- Job:
Copy the data exactly; pictures stay out of the copy.

- Source excerpt:
******************************
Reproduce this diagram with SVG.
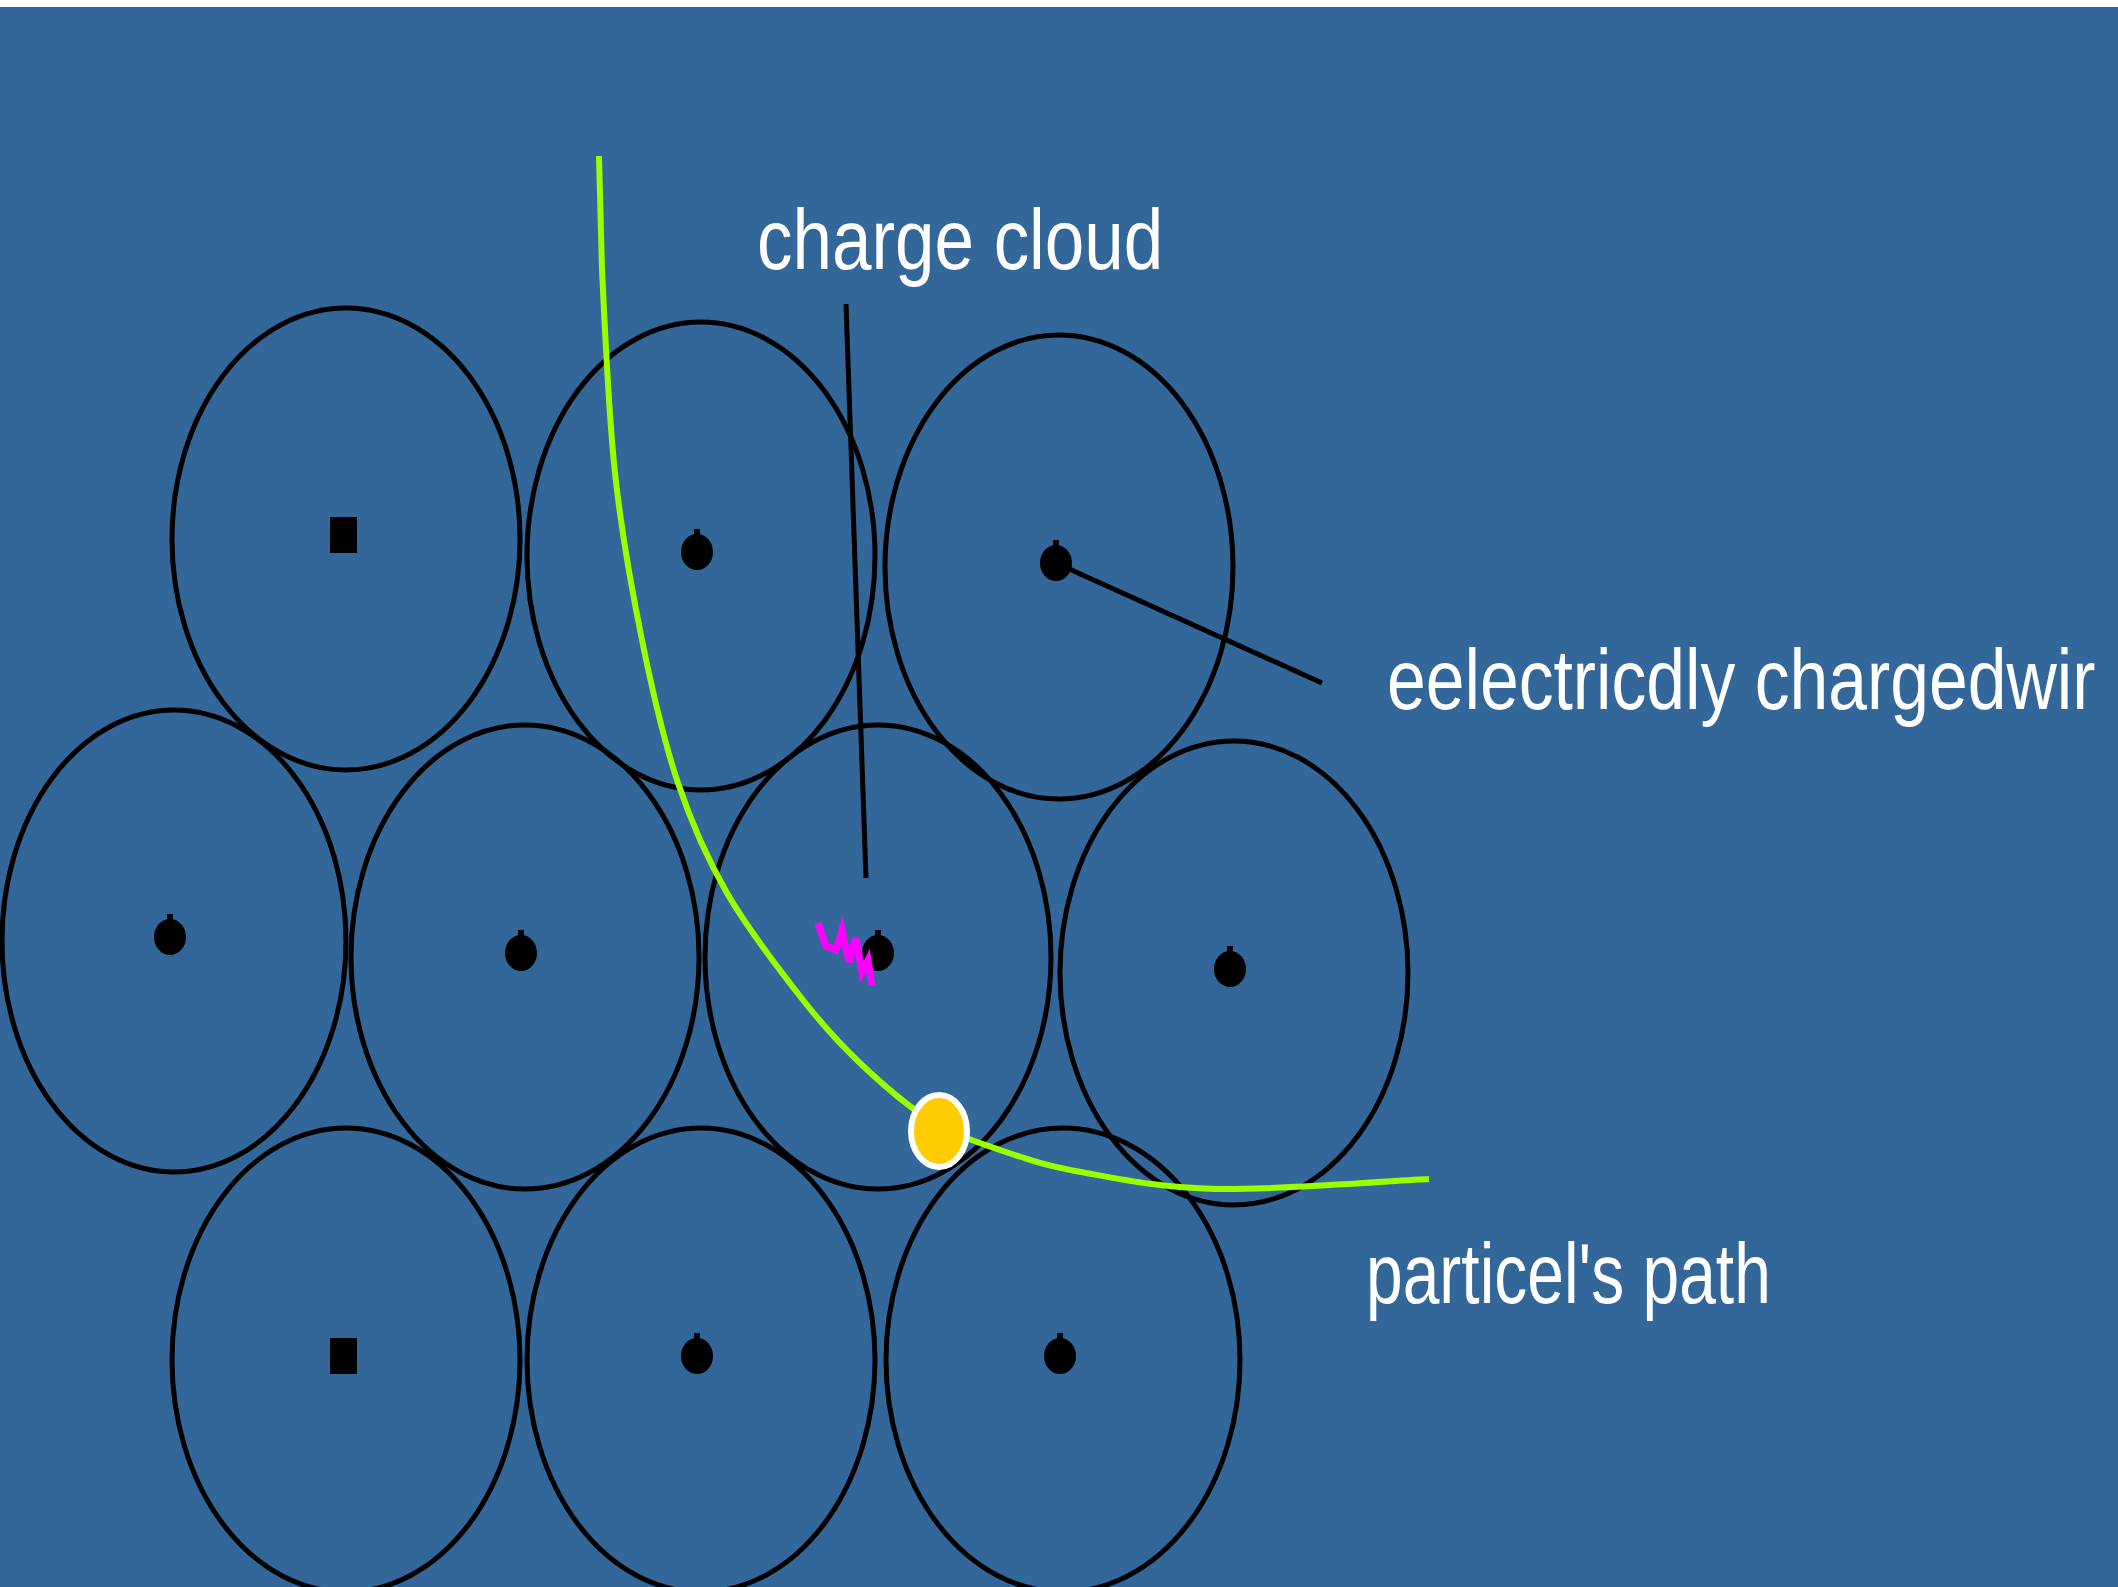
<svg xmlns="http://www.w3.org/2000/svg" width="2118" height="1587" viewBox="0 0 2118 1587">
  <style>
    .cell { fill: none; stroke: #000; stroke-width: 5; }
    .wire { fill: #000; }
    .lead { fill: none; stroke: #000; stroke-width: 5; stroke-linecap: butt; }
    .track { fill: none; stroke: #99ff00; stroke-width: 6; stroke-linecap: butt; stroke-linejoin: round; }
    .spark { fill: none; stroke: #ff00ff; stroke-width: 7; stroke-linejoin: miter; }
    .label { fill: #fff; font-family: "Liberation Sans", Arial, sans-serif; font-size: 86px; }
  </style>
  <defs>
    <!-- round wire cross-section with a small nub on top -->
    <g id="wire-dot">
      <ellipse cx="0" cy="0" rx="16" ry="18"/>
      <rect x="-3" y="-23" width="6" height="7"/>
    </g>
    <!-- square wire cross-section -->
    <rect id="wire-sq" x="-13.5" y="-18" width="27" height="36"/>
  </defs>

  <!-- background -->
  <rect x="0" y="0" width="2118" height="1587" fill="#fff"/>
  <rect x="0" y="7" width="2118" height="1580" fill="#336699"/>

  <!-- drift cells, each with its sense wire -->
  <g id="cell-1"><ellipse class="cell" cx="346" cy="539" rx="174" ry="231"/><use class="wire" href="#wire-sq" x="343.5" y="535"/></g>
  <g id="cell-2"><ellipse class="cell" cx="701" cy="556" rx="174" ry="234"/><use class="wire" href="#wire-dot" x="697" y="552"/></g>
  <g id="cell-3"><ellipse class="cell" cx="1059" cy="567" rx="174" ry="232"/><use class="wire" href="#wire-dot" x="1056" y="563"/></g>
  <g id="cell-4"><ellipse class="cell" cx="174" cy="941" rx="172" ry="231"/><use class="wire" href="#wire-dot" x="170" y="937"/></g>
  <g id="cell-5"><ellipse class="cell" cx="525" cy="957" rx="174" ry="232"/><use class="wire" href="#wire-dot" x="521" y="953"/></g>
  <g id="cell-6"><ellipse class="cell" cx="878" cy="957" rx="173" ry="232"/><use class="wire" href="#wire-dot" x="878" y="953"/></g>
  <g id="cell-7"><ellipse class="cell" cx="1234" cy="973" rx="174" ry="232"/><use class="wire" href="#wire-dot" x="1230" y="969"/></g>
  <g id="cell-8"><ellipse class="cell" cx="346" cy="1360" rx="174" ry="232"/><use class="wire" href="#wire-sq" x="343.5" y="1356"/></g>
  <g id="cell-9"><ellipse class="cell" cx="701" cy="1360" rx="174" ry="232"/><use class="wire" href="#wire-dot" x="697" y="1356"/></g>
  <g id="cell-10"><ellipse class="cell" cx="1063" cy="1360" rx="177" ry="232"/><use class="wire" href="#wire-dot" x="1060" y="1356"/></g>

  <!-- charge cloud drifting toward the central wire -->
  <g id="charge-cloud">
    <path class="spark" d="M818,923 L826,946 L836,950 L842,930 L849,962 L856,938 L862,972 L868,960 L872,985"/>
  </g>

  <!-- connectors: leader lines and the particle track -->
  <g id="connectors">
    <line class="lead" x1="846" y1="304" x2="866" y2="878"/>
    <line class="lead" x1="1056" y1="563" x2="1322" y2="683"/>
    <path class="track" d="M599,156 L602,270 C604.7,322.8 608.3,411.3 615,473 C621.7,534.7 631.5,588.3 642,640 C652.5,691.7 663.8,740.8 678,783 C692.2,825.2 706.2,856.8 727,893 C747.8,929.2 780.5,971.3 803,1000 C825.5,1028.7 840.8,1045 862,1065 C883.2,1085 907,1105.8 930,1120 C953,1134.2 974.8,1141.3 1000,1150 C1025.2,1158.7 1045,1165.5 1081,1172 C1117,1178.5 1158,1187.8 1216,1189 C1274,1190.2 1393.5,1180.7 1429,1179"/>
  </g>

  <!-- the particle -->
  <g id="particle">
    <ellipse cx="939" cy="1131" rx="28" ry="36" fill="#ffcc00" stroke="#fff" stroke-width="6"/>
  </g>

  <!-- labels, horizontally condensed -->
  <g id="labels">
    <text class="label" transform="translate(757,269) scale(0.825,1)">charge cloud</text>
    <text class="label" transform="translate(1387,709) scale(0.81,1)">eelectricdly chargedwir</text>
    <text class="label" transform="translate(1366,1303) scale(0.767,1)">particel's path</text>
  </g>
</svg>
******************************
- The reply:
Reproduce this diagram with SVG.
<svg xmlns="http://www.w3.org/2000/svg" width="2118" height="1587" viewBox="0 0 2118 1587">
  <style>
    .cell { fill: none; stroke: #000; stroke-width: 5; }
    .wire { fill: #000; }
    .lead { fill: none; stroke: #000; stroke-width: 5; stroke-linecap: butt; }
    .track { fill: none; stroke: #99ff00; stroke-width: 6; stroke-linecap: butt; stroke-linejoin: round; }
    .spark { fill: none; stroke: #ff00ff; stroke-width: 7; stroke-linejoin: miter; }
    .label { fill: #fff; font-family: "Liberation Sans", Arial, sans-serif; font-size: 86px; }
  </style>
  <defs>
    <!-- round wire cross-section with a small nub on top -->
    <g id="wire-dot">
      <ellipse cx="0" cy="0" rx="16" ry="18"/>
      <rect x="-3" y="-23" width="6" height="7"/>
    </g>
    <!-- square wire cross-section -->
    <rect id="wire-sq" x="-13.5" y="-18" width="27" height="36"/>
  </defs>

  <!-- background -->
  <rect x="0" y="0" width="2118" height="1587" fill="#fff"/>
  <rect x="0" y="7" width="2118" height="1580" fill="#336699"/>

  <!-- drift cells, each with its sense wire -->
  <g id="cell-1"><ellipse class="cell" cx="346" cy="539" rx="174" ry="231"/><use class="wire" href="#wire-sq" x="343.5" y="535"/></g>
  <g id="cell-2"><ellipse class="cell" cx="701" cy="556" rx="174" ry="234"/><use class="wire" href="#wire-dot" x="697" y="552"/></g>
  <g id="cell-3"><ellipse class="cell" cx="1059" cy="567" rx="174" ry="232"/><use class="wire" href="#wire-dot" x="1056" y="563"/></g>
  <g id="cell-4"><ellipse class="cell" cx="174" cy="941" rx="172" ry="231"/><use class="wire" href="#wire-dot" x="170" y="937"/></g>
  <g id="cell-5"><ellipse class="cell" cx="525" cy="957" rx="174" ry="232"/><use class="wire" href="#wire-dot" x="521" y="953"/></g>
  <g id="cell-6"><ellipse class="cell" cx="878" cy="957" rx="173" ry="232"/><use class="wire" href="#wire-dot" x="878" y="953"/></g>
  <g id="cell-7"><ellipse class="cell" cx="1234" cy="973" rx="174" ry="232"/><use class="wire" href="#wire-dot" x="1230" y="969"/></g>
  <g id="cell-8"><ellipse class="cell" cx="346" cy="1360" rx="174" ry="232"/><use class="wire" href="#wire-sq" x="343.5" y="1356"/></g>
  <g id="cell-9"><ellipse class="cell" cx="701" cy="1360" rx="174" ry="232"/><use class="wire" href="#wire-dot" x="697" y="1356"/></g>
  <g id="cell-10"><ellipse class="cell" cx="1063" cy="1360" rx="177" ry="232"/><use class="wire" href="#wire-dot" x="1060" y="1356"/></g>

  <!-- charge cloud drifting toward the central wire -->
  <g id="charge-cloud">
    <path class="spark" d="M818,923 L826,946 L836,950 L842,930 L849,962 L856,938 L862,972 L868,960 L872,985"/>
  </g>

  <!-- connectors: leader lines and the particle track -->
  <g id="connectors">
    <line class="lead" x1="846" y1="304" x2="866" y2="878"/>
    <line class="lead" x1="1056" y1="563" x2="1322" y2="683"/>
    <path class="track" d="M599,156 L602,270 C604.7,322.8 608.3,411.3 615,473 C621.7,534.7 631.5,588.3 642,640 C652.5,691.7 663.8,740.8 678,783 C692.2,825.2 706.2,856.8 727,893 C747.8,929.2 780.5,971.3 803,1000 C825.5,1028.7 840.8,1045 862,1065 C883.2,1085 907,1105.8 930,1120 C953,1134.2 974.8,1141.3 1000,1150 C1025.2,1158.7 1045,1165.5 1081,1172 C1117,1178.5 1158,1187.8 1216,1189 C1274,1190.2 1393.5,1180.7 1429,1179"/>
  </g>

  <!-- the particle -->
  <g id="particle">
    <ellipse cx="939" cy="1131" rx="28" ry="36" fill="#ffcc00" stroke="#fff" stroke-width="6"/>
  </g>

  <!-- labels, horizontally condensed -->
  <g id="labels">
    <text class="label" transform="translate(757,269) scale(0.825,1)">charge cloud</text>
    <text class="label" transform="translate(1387,709) scale(0.81,1)">eelectricdly chargedwir</text>
    <text class="label" transform="translate(1366,1303) scale(0.767,1)">particel's path</text>
  </g>
</svg>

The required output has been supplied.